Destituído da auréola idealizada dos românticos, Macunaíma é o índio moderno, múltiplo e contraditório. Nasce na selva, filho de uma índia tapanhumas, fala tardiamente e só anda quando ouve o som do dinheiro. Vira príncipe e trai o irmão Jiguê ao brincar com as cunhadas, primeiro Sofará e depois Iriqui. Vira homem e mata a mãe, enganado por Anhangá. Casa-se com Ci, a mãe do mato, guerreira amazonas da tribo das Icamiabas. Macunaíma torna-se o Imperador do Mato Virgem. Após seis meses, tem um filho. A criança morre, transformando-se em planta do guaraná. Ci, cansada e desiludida, vira a estrela Beta da Constelação Centauro. Antes de morrer, porém, Ci deixa ao esposo a muiraquitã, uma pedra talismã que lhe daria a garantia de felicidade.

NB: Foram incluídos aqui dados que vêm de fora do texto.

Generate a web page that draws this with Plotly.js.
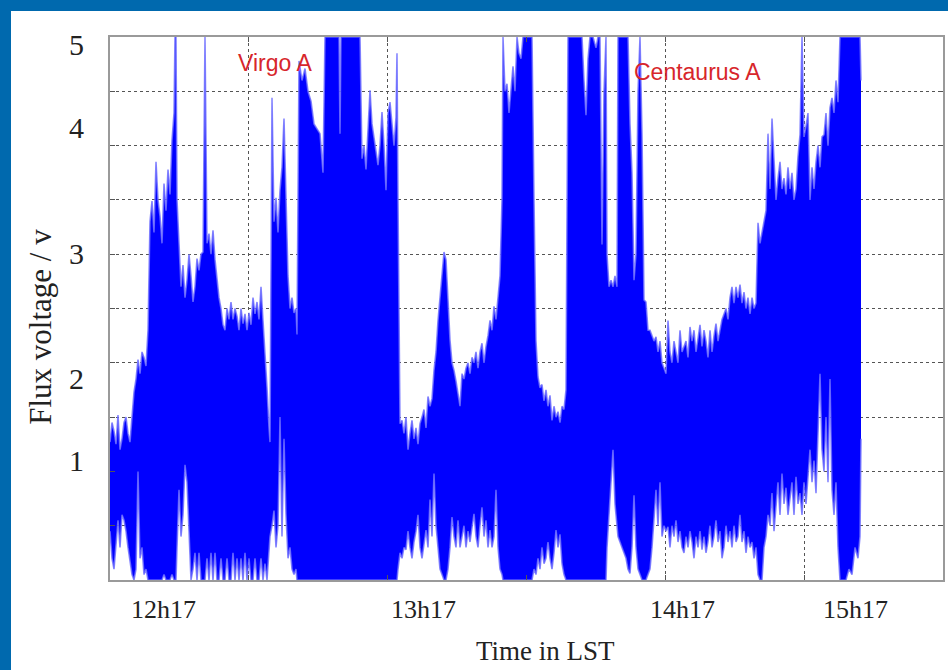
<!DOCTYPE html>
<html>
<head>
<meta charset="utf-8">
<script src="https://cdn.plot.ly/plotly-3.0.1.min.js"></script>
<style>
  html, body { margin: 0; padding: 0; width: 948px; height: 670px; background: #ffffff; overflow: hidden; }
  #bandTop { position: absolute; left: 0; top: 0; width: 948px; height: 11px; background: #0069ae; }
  #bandLeft { position: absolute; left: 0; top: 0; width: 11px; height: 670px; background: #0069ae; }
  #plot { position: absolute; left: 11px; top: 11px; width: 937px; height: 659px; background: #ffffff; }
</style>
</head>
<body>
<div id="bandTop"></div>
<div id="bandLeft"></div>
<div id="plot"></div>
<script>
// Time samples (arbitrary time index along the LST axis)
const t = [
  0,2,4,6,8,10,12,14,16,18,20,22,24,26,28,30,32,34,36,38,40,42,44,46,48,50,52,54,56,58,60,62,64,
  65,66,67,69,71,73,75,77,79,81,83,85,87,89,91,93,95,97,99,101,103,105,107,109,111,113,115,117,119,121,123,125,127,129,131,133,135,137,139,141,143,145,147,149,151,153,155,157,159,
  160,162,164,166,168,170,172,174,176,178,180,182,184,186,187,189,192,195,198,201,204,207,210,213,215,220,225,229,230,231,235,240,245,250,252,254,256,258,260,262,264,266,268,270,272,274,276,278,280,282,284,286,287,
  288,289,290,292,294,296,298,300,302,304,306,308,310,312,314,316,318,320,322,324,326,328,330,332,334,336,338,340,342,344,346,348,350,352,354,356,358,360,362,364,366,368,370,372,374,376,378,380,382,384,386,388,390,392,
  393,395,397,399,401,403,405,407,409,411,413,416,419,422,424,426,428,430,432,434,436,438,440,442,444,446,448,450,452,454,456,457,458,462,466,470,472,474,476,478,480,483,486,488,490,492,494,496,497,499,501,503,505,507,
  508,512,516,518,520,522,524,526,528,530,532,534,536,538,540,542,544,546,548,550,552,554,556,558,560,
  562,564,566,568,570,572,574,576,578,580,582,584,586,588,590,592,594,596,598,600,602,604,606,608,610,612,614,616,618,620,622,624,626,628,630,632,634,636,638,640,642,644,646,648,650,652,654,656,658,660,
  662,664,666,668,670,672,674,676,678,680,682,684,686,688,690,692,694,696,698,700,702,704,706,708,710,712,714,716,718,720,722,724,726,728,730,733,736,739,742,745,748,750,751
];

// Upper envelope of the flux voltage signal (V)
const fluxHigh = [
  1.27,1.45,1.37,1.25,1.52,1.2,1.3,1.45,1.5,1.35,1.27,1.55,1.73,1.85,2.03,1.9,2.1,2.05,1.97,2.3,3.3,3.49,3.2,3.85,3.5,3.35,3.1,3.65,3.4,3.78,3.55,4.05,4.3,
  5,5,3.5,3.09,2.7,2.9,2.6,2.76,3.0,2.8,2.56,2.7,2.96,2.85,3.0,3.02,5,3.1,3.19,3.0,3.22,2.95,2.76,2.6,2.5,2.35,2.3,2.5,2.4,2.56,2.4,2.5,2.43,2.3,2.5,2.36,2.45,2.3,2.46,2.35,2.6,2.45,2.56,2.4,2.7,2.4,2.16,1.77,1.4,
  1.27,4.44,3.3,3.52,3.2,3.59,3.8,4.25,3.49,2.8,2.5,2.6,2.46,2.5,2.26,4.78,4.6,4.71,4.5,4.41,4.2,4.15,4.11,3.75,5,5,5,5,4.11,5,5,5,5,5,3.88,4.0,3.78,4.1,4.51,4.2,4.08,3.95,3.82,4.0,4.31,4.0,3.59,4.3,4.4,4.2,4.0,4.26,4.85,
  3.5,2.6,1.44,1.47,1.35,1.5,1.2,1.35,1.47,1.3,1.4,1.25,1.44,1.5,1.57,1.4,1.69,1.6,1.67,1.93,2.1,2.39,2.6,2.85,3.02,2.95,2.53,2.21,2.0,1.93,1.83,1.72,1.6,1.9,1.85,1.95,2.0,1.9,2.05,2.0,2.1,1.95,2.1,2.18,2.0,2.15,2.25,2.39,2.3,2.52,2.4,2.6,2.8,3.5,
  5,4.5,4.57,4.3,4.5,4.73,4.5,5,4.85,4.8,5,5,5,5,3.5,2.2,1.87,1.77,1.8,1.65,1.75,1.6,1.7,1.47,1.6,1.5,1.55,1.45,1.6,1.57,1.75,3.0,5,5,5,5,5,4.6,4.28,4.8,5,5,4.9,5,5,3.09,4.5,5,3.0,2.7,2.76,2.7,2.8,2.7,
  5,5,5,5,4.2,3.75,2.76,3.0,4.5,5,4.11,2.58,2.56,2.3,2.3,2.24,2.2,2.24,2.1,2.2,2.0,1.95,1.9,2.39,2.1,
  2.0,2.2,2.1,2.0,2.3,2.1,2.15,2.2,2.05,2.33,2.2,2.3,2.1,2.25,2.35,2.15,2.3,2.2,2.05,2.3,2.1,2.25,2.36,2.2,2.3,2.4,2.45,2.5,2.4,2.6,2.7,2.55,2.7,2.6,2.72,2.55,2.65,2.5,2.6,2.45,2.6,2.5,2.55,3.29,3.1,3.2,3.3,3.4,4.11,3.6,
  4.25,3.8,3.5,3.7,3.85,3.6,3.7,3.55,3.8,3.6,3.75,3.5,3.6,3.9,4.1,5.0,4.08,4.18,4.3,3.5,3.8,3.6,3.85,4.0,3.8,4.08,4.1,4.3,4.0,4.35,4.44,4.3,4.6,4.4,5,5,5,5,5,5,5,5,4.6
];

// Lower envelope of the flux voltage signal (V)
const fluxLow = [
  0.45,0.2,0.1,0.35,0.55,0.3,0.6,0.55,0.45,0.3,0.15,0.05,0,0.1,1.0,0.2,0.3,0.05,0.1,0,0,0,0,0,0,0,0,0.05,0,0,0,0.05,0,
  0,0,0.3,0.83,0.4,0.6,1.06,0.9,0.45,0,0.1,0.25,0,0.25,0,0,0,0.2,0,0.25,0,0.25,0,0,0.2,0,0,0.2,0,0,0.25,0,0.2,0,0.2,0,0.25,0,0.2,0,0,0.2,0,0,0.2,0,0.15,0,0.3,
  0.4,0.5,0.64,0.3,0.5,1.5,0.4,1.3,0.6,0.2,0.3,0.1,0.05,0.1,0,0,0,0,0,0,0,0,0,0,0,0,0,0,0,0,0,0,0,0,0,0,0,0,0,0,0,0,0,0,0,0,0,0,0,0,0,0,0,
  0.1,0.2,0.25,0.2,0.3,0.28,0.45,0.3,0.2,0.35,0.45,0.6,0.3,0.2,0.35,0.46,0.3,0.74,0.4,0.98,0.5,0.3,0.1,0.05,0,0,0.1,0.3,0.58,0.4,0.3,0.55,0.3,0.4,0.5,0.3,0.45,0.35,0.5,0.61,0.4,0.3,0.5,0.67,0.4,0.55,0.3,0.46,0.3,0.4,0.83,0.3,0.1,0.05,
  0,0,0,0,0,0,0,0,0,0,0,0,0,0,0.1,0.05,0.2,0.1,0.3,0.15,0.2,0.35,0.2,0.1,0.25,0.46,0.3,0.42,0.15,0.05,0,0,0,0,0,0,0,0,0,0,0,0,0,0,0,0,0,0,0.3,0.6,0.8,1.2,0.7,0.5,
  0.4,0.3,0.2,0.1,0.06,0.3,0.78,0.3,0.1,0.05,0,0,0,0.05,0.1,0.3,0.6,0.83,0.5,0.9,0.4,0.5,0.45,0.49,0.3,
  0.5,0.4,0.55,0.35,0.45,0.3,0.25,0.4,0.3,0.45,0.35,0.2,0.4,0.3,0.45,0.28,0.4,0.25,0.35,0.5,0.3,0.4,0.55,0.35,0.45,0.2,0.3,0.5,0.35,0.45,0.3,0.5,0.35,0.4,0.6,0.35,0.45,0.25,0.4,0.3,0.35,0.2,0.3,0.05,0.0,0.0,0.3,0.4,0.6,0.5,
  0.8,0.45,0.7,0.9,0.6,0.98,0.7,0.85,0.6,0.75,0.9,0.6,0.95,0.7,0.8,0.6,0.9,0.7,1.0,1.2,0.9,1.1,0.8,1.3,1.9,1.2,1.0,1.5,0.9,1.85,0.83,0.6,0.9,0.3,0.0,0,0,0.1,0.05,0.3,0.2,0.4,1.3
];

// Tick labels as printed on the figure (and where they sit)
const xTickText = ["12h17", "13h17", "14h17", "15h17"];
const xTickPos  = [53, 313, 572, 745];
const yTickText = ["5", "4", "3", "2", "1", "0"];
const yTickPos  = [4.93, 4.17, 3.01, 1.86, 1.10, -0.05];

// Source labels
const sourceText = ["Virgo A", "Centaurus A"];
const sourceT    = [165, 587];
const sourceV    = [4.76, 4.68];

const xMax = 833;
const serif = "Liberation Serif, Times New Roman, serif";

const edge = { color: "rgba(110,110,255,0.8)", width: 1.6 };

const traces = [
  {
    x: t, y: fluxLow, type: "scatter", mode: "lines",
    line: edge, hoverinfo: "skip", showlegend: false
  },
  {
    x: t, y: fluxHigh, type: "scatter", mode: "lines",
    fill: "tonexty", fillcolor: "#0000ff",
    line: edge, hoverinfo: "skip", showlegend: false
  }
];

const annotations = [];
xTickText.forEach((s, i) => annotations.push({
  text: s, x: xTickPos[i], xref: "x", y: -0.055, yref: "paper",
  xanchor: "center", yanchor: "middle", showarrow: false,
  font: { family: serif, size: 26, color: "#222" }
}));
yTickText.forEach((s, i) => annotations.push({
  text: s, x: -0.04, xref: "paper", y: yTickPos[i], yref: "y",
  xanchor: "center", yanchor: "middle", showarrow: false,
  font: { family: serif, size: 30, color: "#222" }
}));
sourceText.forEach((s, i) => annotations.push({
  text: s, x: sourceT[i], xref: "x", y: sourceV[i], yref: "y",
  xanchor: "center", yanchor: "middle", showarrow: false,
  font: { family: "Liberation Sans, Arial, sans-serif", size: 23, color: "#d7262b" }
}));
annotations.push({
  text: "Time in LST", x: 435, xref: "x", y: -0.131, yref: "paper",
  xanchor: "center", yanchor: "middle", showarrow: false,
  font: { family: serif, size: 27, color: "#222" }
});
annotations.push({
  text: "Flux voltage / v", x: -0.083, xref: "paper", y: 2.33, yref: "y",
  xanchor: "center", yanchor: "middle", showarrow: false, textangle: -90,
  font: { family: serif, size: 31, color: "#222" }
});

const axisCommon = {
  showgrid: true, gridcolor: "#555", griddash: "dot", gridwidth: 1,
  showticklabels: false, ticks: "inside", ticklen: 5, tickcolor: "#555",
  showline: true, linecolor: "#9a9a9a", linewidth: 2, mirror: "ticks",
  zeroline: false, fixedrange: true
};

const layout = {
  width: 937, height: 659,
  margin: { l: 99, r: 5, t: 26, b: 90, pad: 0 },
  paper_bgcolor: "#ffffff", plot_bgcolor: "#ffffff",
  showlegend: false,
  xaxis: Object.assign({}, axisCommon, { range: [0, xMax], tick0: 0, dtick: xMax / 6 }),
  yaxis: Object.assign({}, axisCommon, { range: [0, 5], tick0: 0, dtick: 0.5 }),
  annotations: annotations
};

Plotly.newPlot("plot", traces, layout, { staticPlot: true, displayModeBar: false });
</script>
</body>
</html>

Mas o herói perde a pedra que acaba nas mãos do rico comerciante peruano Venceslau Pietro Pietra, colecionador de pedras em São Paulo. Em companhia de seus dois irmãos – Maanape e Jiguê – vem para São Paulo a fim de reconquistar a pedra, que simboliza seu próprio ideal. Porém, Venceslau, que está disfarçado de comerciante, é na verdade o gigante Piaimã, comedor de gente; por isso, as investidas de Macunaíma contra ele não dão resultado. Só depois de apelar para a macumba Macunaíma consegue derrotar o gigante. Reconquistada a pedra, Macunaíma retorna ao Amazonas e se deixa atrair pela Iara, perdendo definitivamente a pedra. Como já não vê mais graça no mundo, vai para o céu, onde se transforma em estrela da Constelação Ursa Maior, ficando relegado ao brilho inútil das estrelas.